| Source excerpt |

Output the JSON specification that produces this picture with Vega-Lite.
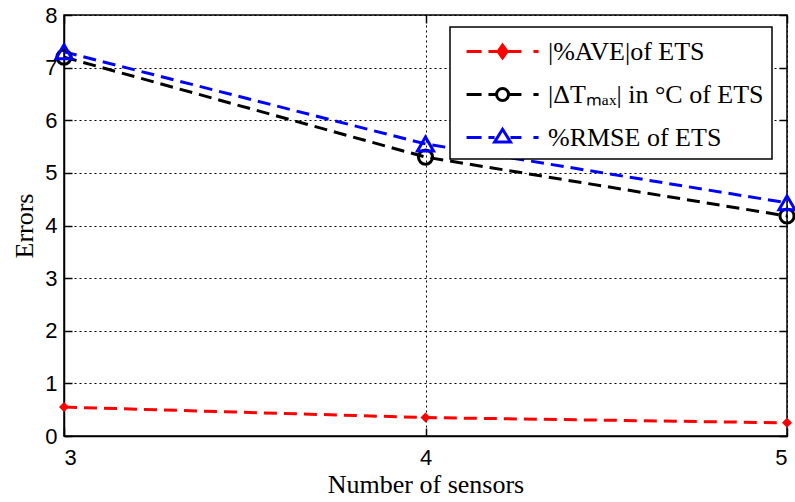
{
  "$schema": "https://vega.github.io/schema/vega-lite/v6.json",
  "width": 723,
  "height": 421,
  "autosize": {"type": "none"},
  "padding": {"left": 64, "top": 15, "right": 8, "bottom": 66},
  "background": "white",
  "config": {
    "view": {"stroke": "black", "strokeWidth": 1.5},
    "axis": {
      "labelFont": "Liberation Sans",
      "labelFontSize": 22,
      "labelColor": "black",
      "titleFont": "Liberation Serif",
      "titleFontSize": 26,
      "titleFontWeight": "normal",
      "titleColor": "black",
      "domainColor": "black",
      "domainWidth": 1.5,
      "tickColor": "black",
      "tickWidth": 1.5,
      "gridColor": "black",
      "gridDash": [2, 3],
      "gridWidth": 1,
      "gridOpacity": 1
    },
    "legend": {"labelFont": "Liberation Serif", "labelFontSize": 26, "labelColor": "black"}
  },
  "data": {
    "values": [
      {"series": "AVE", "sensors": 3, "value": 0.55},
      {"series": "AVE", "sensors": 4, "value": 0.35},
      {"series": "AVE", "sensors": 5, "value": 0.25},
      {"series": "DT", "sensors": 3, "value": 7.2},
      {"series": "DT", "sensors": 4, "value": 5.3},
      {"series": "DT", "sensors": 5, "value": 4.18},
      {"series": "RMSE", "sensors": 3, "value": 7.3},
      {"series": "RMSE", "sensors": 4, "value": 5.55},
      {"series": "RMSE", "sensors": 5, "value": 4.43}
    ]
  },
  "resolve": {"axis": {"x": "independent", "y": "independent"}},
  "layer": [
    {
      "mark": {"type": "line", "strokeWidth": 3, "strokeDash": [13, 7]},
      "encoding": {
        "x": {
          "field": "sensors", "type": "quantitative",
          "scale": {"domain": [3, 5], "nice": false, "zero": false},
          "axis": {"tickCount": 2, "format": "d", "title": "Number of sensors", "tickSize": -8, "labelPadding": 19, "titlePadding": 3, "grid": true, "labelOverlap": false}
        },
        "y": {
          "field": "value", "type": "quantitative",
          "scale": {"domain": [0, 8], "nice": false},
          "axis": {"tickCount": 8, "format": "d", "title": "Errors", "tickSize": -8, "labelPadding": 15, "titlePadding": 7, "grid": true}
        },
        "color": {
          "field": "series", "type": "nominal",
          "scale": {"domain": ["AVE", "DT", "RMSE"], "range": ["#ff0000", "#000000", "#0000ff"]},
          "legend": {
            "title": null,
            "orient": "none",
            "legendX": 386,
            "legendY": 12,
            "fillColor": "white",
            "strokeColor": "black",
            "padding": 8,
            "cornerRadius": 0,
            "rowPadding": 13,
            "labelFont": "Liberation Serif",
            "labelFontSize": 26,
            "labelColor": "black",
            "labelLimit": 400,
            "labelOffset": 57,
            "symbolSize": 900,
            "symbolStrokeWidth": 3,
            "labelExpr": "datum.value === 'AVE' ? '|%AVE|of ETS' : datum.value === 'DT' ? '|ΔTₘₐₓ| in °C of ETS' : '%RMSE of ETS'",
            "encode": {
              "legend": {"update": {"strokeWidth": {"value": 1.5}}},
              "symbols": {
                "update": {
                  "shape": {"signal": "datum.value === 'AVE' ? 'M-0.53,0H0.47M0.93,0H3.13M3.93,0H4.27M1.87,-0.42L2.17,0L1.87,0.42L1.57,0Z' : datum.value === 'DT' ? 'M-0.53,0H0.47M0.93,0H1.47M2.27,0H3.13M3.93,0H4.27M1.47,0A0.4,0.4 0 1,0 2.27,0A0.4,0.4 0 1,0 1.47,0Z' : 'M-0.53,0H0.47M0.93,0H1.34M2.4,0H3.13M3.93,0H4.27M1.87,-0.55L2.4,0.3L1.34,0.3Z'"},
                  "fill": {"signal": "datum.value === 'AVE' ? '#ff0000' : 'white'"},
                  "strokeDash": {"value": []}
                }
              }
            }
          }
        }
      }
    },
    {
      "transform": [{"filter": "datum.series === 'AVE'"}],
      "mark": {"type": "point", "shape": "diamond", "filled": true, "color": "#ff0000", "size": 100, "opacity": 1},
      "encoding": {
        "x": {"field": "sensors", "type": "quantitative", "axis": {"orient": "top", "tickCount": 2, "labels": false, "title": null, "tickSize": -8, "grid": false, "domain": false}},
        "y": {"field": "value", "type": "quantitative", "axis": {"orient": "right", "tickCount": 8, "labels": false, "title": null, "tickSize": -8, "grid": false, "domain": false}}
      }
    },
    {
      "transform": [{"filter": "datum.series === 'DT'"}],
      "mark": {"type": "point", "shape": "circle", "filled": false, "color": "#000000", "size": 200, "strokeWidth": 3, "opacity": 1},
      "encoding": {
        "x": {"field": "sensors", "type": "quantitative", "axis": null},
        "y": {"field": "value", "type": "quantitative", "axis": null}
      }
    },
    {
      "transform": [{"filter": "datum.series === 'RMSE'"}],
      "mark": {"type": "point", "shape": "triangle-up", "filled": false, "color": "#0000ff", "size": 260, "strokeWidth": 3, "opacity": 1},
      "encoding": {
        "x": {"field": "sensors", "type": "quantitative", "axis": null},
        "y": {"field": "value", "type": "quantitative", "axis": null}
      }
    }
  ]
}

| What is required |
Exclude the images and reproduce the remaining data exactly.

| The response |
Output the JSON specification that produces this picture with Vega-Lite.
{
  "$schema": "https://vega.github.io/schema/vega-lite/v6.json",
  "width": 723,
  "height": 421,
  "autosize": {"type": "none"},
  "padding": {"left": 64, "top": 15, "right": 8, "bottom": 66},
  "background": "white",
  "config": {
    "view": {"stroke": "black", "strokeWidth": 1.5},
    "axis": {
      "labelFont": "Liberation Sans",
      "labelFontSize": 22,
      "labelColor": "black",
      "titleFont": "Liberation Serif",
      "titleFontSize": 26,
      "titleFontWeight": "normal",
      "titleColor": "black",
      "domainColor": "black",
      "domainWidth": 1.5,
      "tickColor": "black",
      "tickWidth": 1.5,
      "gridColor": "black",
      "gridDash": [2, 3],
      "gridWidth": 1,
      "gridOpacity": 1
    },
    "legend": {"labelFont": "Liberation Serif", "labelFontSize": 26, "labelColor": "black"}
  },
  "data": {
    "values": [
      {"series": "AVE", "sensors": 3, "value": 0.55},
      {"series": "AVE", "sensors": 4, "value": 0.35},
      {"series": "AVE", "sensors": 5, "value": 0.25},
      {"series": "DT", "sensors": 3, "value": 7.2},
      {"series": "DT", "sensors": 4, "value": 5.3},
      {"series": "DT", "sensors": 5, "value": 4.18},
      {"series": "RMSE", "sensors": 3, "value": 7.3},
      {"series": "RMSE", "sensors": 4, "value": 5.55},
      {"series": "RMSE", "sensors": 5, "value": 4.43}
    ]
  },
  "resolve": {"axis": {"x": "independent", "y": "independent"}},
  "layer": [
    {
      "mark": {"type": "line", "strokeWidth": 3, "strokeDash": [13, 7]},
      "encoding": {
        "x": {
          "field": "sensors", "type": "quantitative",
          "scale": {"domain": [3, 5], "nice": false, "zero": false},
          "axis": {"tickCount": 2, "format": "d", "title": "Number of sensors", "tickSize": -8, "labelPadding": 19, "titlePadding": 3, "grid": true, "labelOverlap": false}
        },
        "y": {
          "field": "value", "type": "quantitative",
          "scale": {"domain": [0, 8], "nice": false},
          "axis": {"tickCount": 8, "format": "d", "title": "Errors", "tickSize": -8, "labelPadding": 15, "titlePadding": 7, "grid": true}
        },
        "color": {
          "field": "series", "type": "nominal",
          "scale": {"domain": ["AVE", "DT", "RMSE"], "range": ["#ff0000", "#000000", "#0000ff"]},
          "legend": {
            "title": null,
            "orient": "none",
            "legendX": 386,
            "legendY": 12,
            "fillColor": "white",
            "strokeColor": "black",
            "padding": 8,
            "cornerRadius": 0,
            "rowPadding": 13,
            "labelFont": "Liberation Serif",
            "labelFontSize": 26,
            "labelColor": "black",
            "labelLimit": 400,
            "labelOffset": 57,
            "symbolSize": 900,
            "symbolStrokeWidth": 3,
            "labelExpr": "datum.value === 'AVE' ? '|%AVE|of ETS' : datum.value === 'DT' ? '|ΔTₘₐₓ| in °C of ETS' : '%RMSE of ETS'",
            "encode": {
              "legend": {"update": {"strokeWidth": {"value": 1.5}}},
              "symbols": {
                "update": {
                  "shape": {"signal": "datum.value === 'AVE' ? 'M-0.53,0H0.47M0.93,0H3.13M3.93,0H4.27M1.87,-0.42L2.17,0L1.87,0.42L1.57,0Z' : datum.value === 'DT' ? 'M-0.53,0H0.47M0.93,0H1.47M2.27,0H3.13M3.93,0H4.27M1.47,0A0.4,0.4 0 1,0 2.27,0A0.4,0.4 0 1,0 1.47,0Z' : 'M-0.53,0H0.47M0.93,0H1.34M2.4,0H3.13M3.93,0H4.27M1.87,-0.55L2.4,0.3L1.34,0.3Z'"},
                  "fill": {"signal": "datum.value === 'AVE' ? '#ff0000' : 'white'"},
                  "strokeDash": {"value": []}
                }
              }
            }
          }
        }
      }
    },
    {
      "transform": [{"filter": "datum.series === 'AVE'"}],
      "mark": {"type": "point", "shape": "diamond", "filled": true, "color": "#ff0000", "size": 100, "opacity": 1},
      "encoding": {
        "x": {"field": "sensors", "type": "quantitative", "axis": {"orient": "top", "tickCount": 2, "labels": false, "title": null, "tickSize": -8, "grid": false, "domain": false}},
        "y": {"field": "value", "type": "quantitative", "axis": {"orient": "right", "tickCount": 8, "labels": false, "title": null, "tickSize": -8, "grid": false, "domain": false}}
      }
    },
    {
      "transform": [{"filter": "datum.series === 'DT'"}],
      "mark": {"type": "point", "shape": "circle", "filled": false, "color": "#000000", "size": 200, "strokeWidth": 3, "opacity": 1},
      "encoding": {
        "x": {"field": "sensors", "type": "quantitative", "axis": null},
        "y": {"field": "value", "type": "quantitative", "axis": null}
      }
    },
    {
      "transform": [{"filter": "datum.series === 'RMSE'"}],
      "mark": {"type": "point", "shape": "triangle-up", "filled": false, "color": "#0000ff", "size": 260, "strokeWidth": 3, "opacity": 1},
      "encoding": {
        "x": {"field": "sensors", "type": "quantitative", "axis": null},
        "y": {"field": "value", "type": "quantitative", "axis": null}
      }
    }
  ]
}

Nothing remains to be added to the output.